Звучали громкие застольные речи, матросы и гости то хохотали, то оглушительно ревели «виват!», и в паузах я, наклонившись поближе, рассказывал Джеймсу и придвинувшемуся к нам бургомистру чудесную историю о невероятном таинственном сундуке.
Пришёл час, когда насытившиеся матросы достали трубочки и закурили. И пришёл горожанин, держа на животе массивную, по виду весьма тяжёлую книгу. Перегнувшись через стол, я взял у него книгу. Передал Джеймсу. Спросил:
– У тебя ещё какое-то имущество есть?
Но ответил мне его доброжелатель.
– Только его дурацкий перстень! – насмешливо заявил он. – Сказано ведь уже – нахлебник.
– Тем лучше, – кивнул я. – Купит себе всё новое.
– На какие доходцы? Он же ничего не имеет!
– Уважаемый джентльмен, – сказал я ему. – Этот перстень – точное указание того, кому я сегодня вручаю семьсот серебряных гроутов – наследство Ричарда Дарбсона. Второй, точно такой же, перстень, находится у меня. Джеймс отправляется жить в имение «Шервуд» и, если у вас появятся какие-то имущественные претензии, приезжайте с ними прямо туда.
– А ещё лучше сразу – матросом на торговый корабль, – с едкой насмешкой влез в разговор бургомистр. И, взглянув на меня, слегка пьяненький, он добавил: – Это я к тому, чтобы изначально пресечь сладкие размышления этого господина о семистах серебряных гроутах.
Случаются люди, которые манерой поведения способны даже в изысканном обществе напрочь удалить деликатность. Так и этот вот тюремщик «Альмагеста» стоял, просительно улыбаясь, и вожделенно поглядывал на несколько незанятых мест за командорским столом. Ну не приказывать же было ему пойти прочь! Вот тогда-то и был бы конец деликатности, и это при дамах! Поэтому я выбрал малоприятную для светских нахалов манеру действий. «Тебя здесь нет», – мысленно сказал я нацепившему маску простодушного дружелюбия, и встав, обратился к залу.

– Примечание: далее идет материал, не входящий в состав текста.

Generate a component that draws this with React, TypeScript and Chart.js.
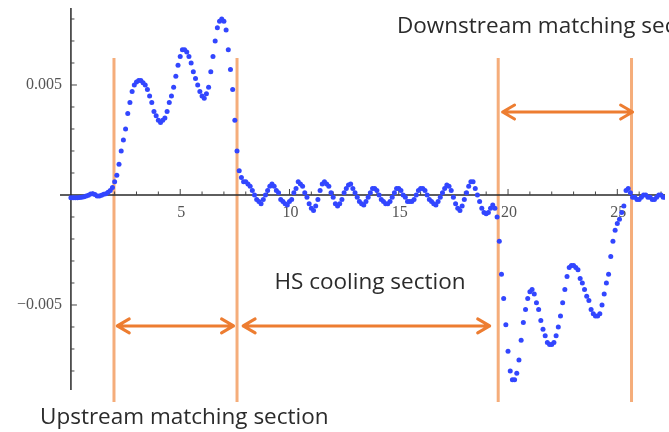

– Леди и джентльмены! – произнёс я, не до конца этой фразой истребив рокоток разговоров.
– Ойс!! – оглушительно гаркнул Бариль, облечённый властью корабельного боцмана бывший пират. – Будет говорить мастер Том, капитан «Дуката»!!
И одним жестом поднял весь алый стол, который в свою очередь прогремел: «Виват!!»
Добыв таким образом наивозможнейшего внимания, Бариль сел, и с грохотом стульев вернулась в застольное положенье команда.
– Леди и джентльмены! И вы, благородные судовладельцы, и вы, простые работники синей пашни! Все мы знаем, сколько жизней забирает океан, – и заурядных матросов, и благородных господ! И сколько женщин остаются на берегу и проводят ночи в слезах, надрывая сердца в немом крике – «приди домой!» Джентльмены, давайте встанем сейчас. Выпьем стоя! За верных своим мужьям женщин, которые из одиноких и подчас очень бедных комнат посылают на наш бренный путь свою любовь, – и не находят нас тогда ни железо, ни пули, и бегут тогда прочь пираты, тайфуны, болезни и неудачи! Кто хоть однажды поднимал паруса – тот это знает! За женскую верность, джентльмены, и за то, чтобы Бэнсон, в таверне которого мы сейчас пьём, вернулся к своей жене Алис, и к сыну, которого он ещё не видел.